Saat ditanya ke pihak ponpes oleh kakek korban, ternyata F diancam, dituduh mencuri dan disuruh mengaku karena ada rekaman CCTV. Namun, saat diminta untuk memperlihatkam CCTV, pihak ponpes menolak.
Menurut ustaz di ponpes, anaknya itu berkelakuan nakal dan tidak patuh aturan.
“Apakah anak saya nakal mesti diinjak-injak? Dibilang sama kepala sekolah, ini sudah biasa kekerasan di situ sudah biasa. Apakah membuat kesalahan di pondok ini harus diinjak-injak kepalanya?” lanjutnya.
Karena mengalami trauma berat dan gangguan psikis, putranya juga harus menjalani pemeriksaan kejiwaan di Rumah Sakit Jiwa Tampan.
Atas kejadian ini, Shinta merasa keberatan dan membuat laporan ke Polda Riau.
Terpisah, Kabid Humas Polda Riau Kombes Anom Karibianto mengatakan, keluarga korban telah membuat laporan ke Direktorat Reserse Kriminal Umum pada 5 Agustus 2024.
“Sampai saat ini kita sudah memeriksa empat saksi terkait kekerasan tersebut.

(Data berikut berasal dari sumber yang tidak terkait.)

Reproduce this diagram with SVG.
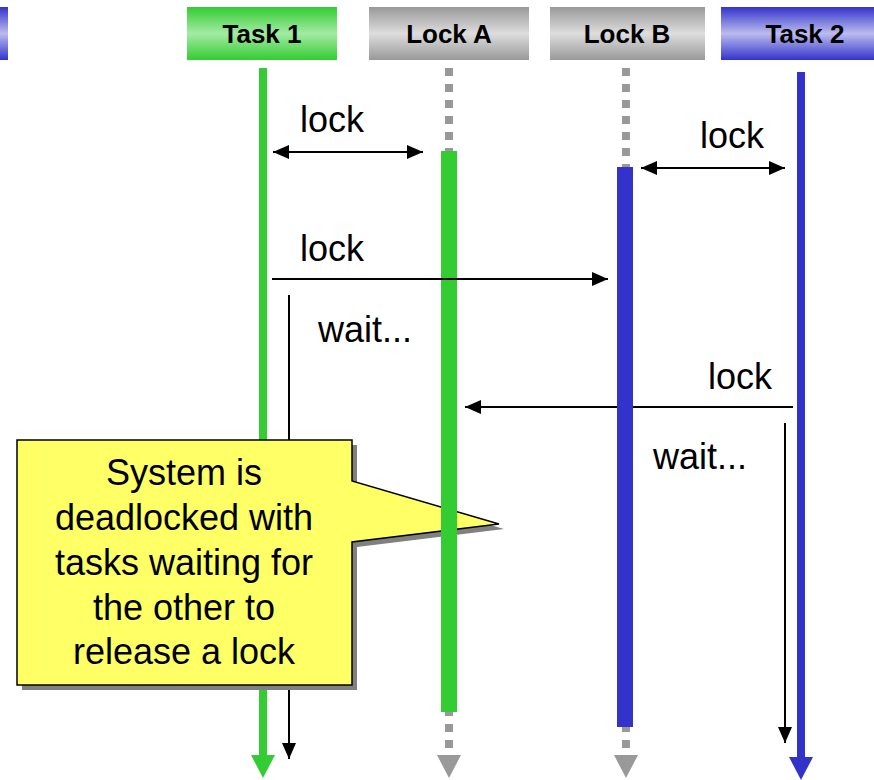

Namun, ini adalah anak yang berkonflik dengan hukum, maka nanti akan dilakukan proses diversi atau penyelesaian pidana di luar pengadilan,” ucap Anom.

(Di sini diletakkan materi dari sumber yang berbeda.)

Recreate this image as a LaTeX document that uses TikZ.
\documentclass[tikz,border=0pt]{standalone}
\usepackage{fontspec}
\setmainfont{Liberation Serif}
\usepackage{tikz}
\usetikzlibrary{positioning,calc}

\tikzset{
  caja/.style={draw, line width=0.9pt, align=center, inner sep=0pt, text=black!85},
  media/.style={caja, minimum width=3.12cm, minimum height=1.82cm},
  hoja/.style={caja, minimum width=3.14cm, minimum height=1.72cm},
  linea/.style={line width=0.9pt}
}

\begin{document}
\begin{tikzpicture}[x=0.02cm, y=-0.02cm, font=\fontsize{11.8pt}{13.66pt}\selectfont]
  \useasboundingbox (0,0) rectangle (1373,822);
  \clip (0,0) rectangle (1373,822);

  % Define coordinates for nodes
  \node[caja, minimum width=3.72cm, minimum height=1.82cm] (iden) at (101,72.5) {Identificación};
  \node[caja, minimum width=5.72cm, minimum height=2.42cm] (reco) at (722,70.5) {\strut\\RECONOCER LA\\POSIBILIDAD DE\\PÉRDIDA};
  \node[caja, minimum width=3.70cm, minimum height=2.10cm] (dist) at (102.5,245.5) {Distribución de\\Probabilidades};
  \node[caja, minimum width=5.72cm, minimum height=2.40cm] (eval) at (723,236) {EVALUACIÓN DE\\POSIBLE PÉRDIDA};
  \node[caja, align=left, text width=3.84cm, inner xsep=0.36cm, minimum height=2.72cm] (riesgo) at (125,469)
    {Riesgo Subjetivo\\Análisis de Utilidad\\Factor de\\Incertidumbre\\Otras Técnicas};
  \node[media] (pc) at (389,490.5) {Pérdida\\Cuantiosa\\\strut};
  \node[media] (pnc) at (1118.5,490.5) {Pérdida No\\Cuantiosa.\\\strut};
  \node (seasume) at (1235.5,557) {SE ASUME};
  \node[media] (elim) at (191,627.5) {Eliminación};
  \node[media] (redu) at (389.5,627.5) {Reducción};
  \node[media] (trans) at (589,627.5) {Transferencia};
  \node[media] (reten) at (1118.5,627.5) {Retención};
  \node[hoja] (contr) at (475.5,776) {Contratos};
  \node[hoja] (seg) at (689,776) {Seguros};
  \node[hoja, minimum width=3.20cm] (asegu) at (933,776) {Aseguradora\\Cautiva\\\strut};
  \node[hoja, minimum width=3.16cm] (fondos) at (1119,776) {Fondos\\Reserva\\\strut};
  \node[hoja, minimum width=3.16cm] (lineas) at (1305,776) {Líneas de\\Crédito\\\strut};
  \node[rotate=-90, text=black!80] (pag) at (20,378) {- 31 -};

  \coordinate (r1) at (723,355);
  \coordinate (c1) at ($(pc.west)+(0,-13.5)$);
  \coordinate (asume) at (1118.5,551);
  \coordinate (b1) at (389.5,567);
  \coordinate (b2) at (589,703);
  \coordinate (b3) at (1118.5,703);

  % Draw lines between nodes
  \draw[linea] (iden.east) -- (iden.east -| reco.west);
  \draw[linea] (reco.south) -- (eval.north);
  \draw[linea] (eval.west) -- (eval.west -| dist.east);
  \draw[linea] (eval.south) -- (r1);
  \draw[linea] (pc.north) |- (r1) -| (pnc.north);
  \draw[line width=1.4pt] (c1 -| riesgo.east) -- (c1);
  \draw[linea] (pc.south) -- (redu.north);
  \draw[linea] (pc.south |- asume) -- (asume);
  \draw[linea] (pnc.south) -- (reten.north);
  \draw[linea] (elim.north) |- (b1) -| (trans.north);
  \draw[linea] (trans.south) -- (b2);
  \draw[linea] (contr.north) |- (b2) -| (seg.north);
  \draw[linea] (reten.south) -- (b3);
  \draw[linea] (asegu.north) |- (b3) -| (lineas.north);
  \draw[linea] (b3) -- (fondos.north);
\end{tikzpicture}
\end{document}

Soal agenda pemeriksaan pihak Ponpes Darul Quran, Anom tak membantah hal itu. Karena dalam proses penyelidikan semua pihan tentunya akan dimintai keterangan.
“Tentu. Ini masih dalam proses penyelidikan. Ditreskrimum sedang mengumpulkan saksi-saksi dan barang bukti, sehingga nanti kalau sudah semuanya di periksa dari pihak terlapor maupun pihak korban, tentunya nanti dapat ditemukan tindak lanjut dari proses ini,” kata Anom.

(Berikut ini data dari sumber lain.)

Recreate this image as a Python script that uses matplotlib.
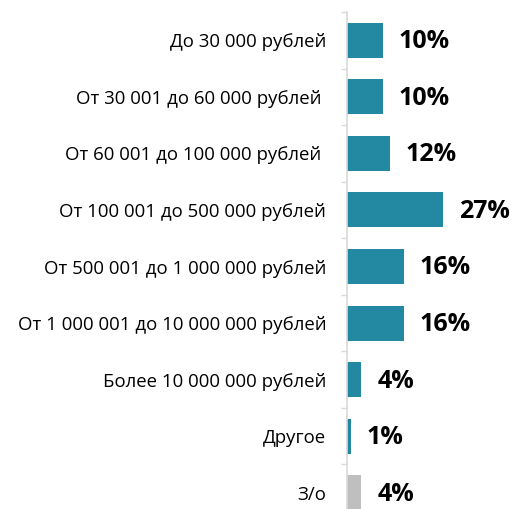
import matplotlib.pyplot as plt
import numpy as np

categories = [
    "До 30 000 рублей",
    "От 30 001 до 60 000 рублей ",
    "От 60 001 до 100 000 рублей ",
    "От 100 001 до 500 000 рублей",
    "От 500 001 до 1 000 000 рублей",
    "От 1 000 001 до 10 000 000 рублей",
    "Более 10 000 000 рублей",
    "Другое",
    "З/о",
]
shares = [10, 10, 12, 27, 16, 16, 4, 1, 4]
bar_colors = ["#2389a2"] * 8 + ["#bfbfbf"]

fig = plt.figure(figsize=(5.14, 5.09), dpi=100)
ax = fig.add_axes([347 / 514, -12 / 509, 167 / 514, 1.0])

y = np.arange(len(categories))
ax.barh(y, shares, height=0.62, color=bar_colors)
ax.set_ylim(len(categories) - 0.5, -0.5)
ax.set_xlim(0, 47)

for yi, v in zip(y, shares):
    ax.annotate(f"{v}%", xy=(v, yi), xytext=(11.5, -1), textcoords="offset points",
                va="center", ha="left", fontsize=18, fontweight="bold",
                family="Open Sans", color="black")

ax.set_yticks(y)
ax.set_yticklabels(categories, family="Open Sans", fontsize=13.4)
ax.set_yticks(np.arange(len(categories) + 1) - 0.5, minor=True)
ax.tick_params(axis="y", which="major", length=0, pad=15)
ax.tick_params(axis="y", which="minor", length=4, color="#d9d9d9", width=1)
ax.set_xticks([])

for side in ["top", "right", "bottom"]:
    ax.spines[side].set_visible(False)
ax.spines["left"].set_color("#d9d9d9")
ax.spines["left"].set_linewidth(1.2)

fig.savefig("out.png", dpi=100)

Pimpinan Ponpes Ustaz Kariman Ibrahim menyebut kejadian yang dialami FA merupakan tunjuk ajar yang dilakukan kakak kelas karena korban bermain ketika Salat Zuhur berjemaah. Hal ini diutarakan Kariman ketika menerima inspeksi dari Kementerian Agama Wilayah Kampar dan Unit Pelayanan Teknis Pemberdayaan Perempuan dan Perlindungan Anak (UPT PPPA)
“Tidak ada perkelahian, nah itu memberikan pendidikan kepada adiknya, orang salat dia melawan, keluar, melompat, dia mengganggu,” kata Kariman, Kamis siang, 5 September 2024.
Kariman menyatakan Ponpes tidak membenarkan kekerasan anak. Begitu juga dengan penganiayaan melainkan tunjuk ajar agar FA tidak bermain lagi ketika salat berjamaah.
“Kalau penganiayaan yang satu ini dianiaya, dilepaskan, ditonton oleh orang banyak, ini tidak, waktu salat diberikan tunjuk ajar tapi melawan pula ditunjuk ajar,” jelas Kariman.
Meski demikian, Kariman tidak membantah adanya pukulan yang diterima FA. Dia menyebut itu hal biasa antara anak-anak dan sudah didamaikan sehingga tidak ada pembiaran.
“Bukan upaya pemukulan, itu kan reflek,” ucapnya.
Dia menyebut bahwa pengawasan di Ponpes Darul Quran dilakukan selama 24 jam. Pada saat terjadinya pemukulan itu, semuanya sedang menjalankan ibadah Salat Zuhur.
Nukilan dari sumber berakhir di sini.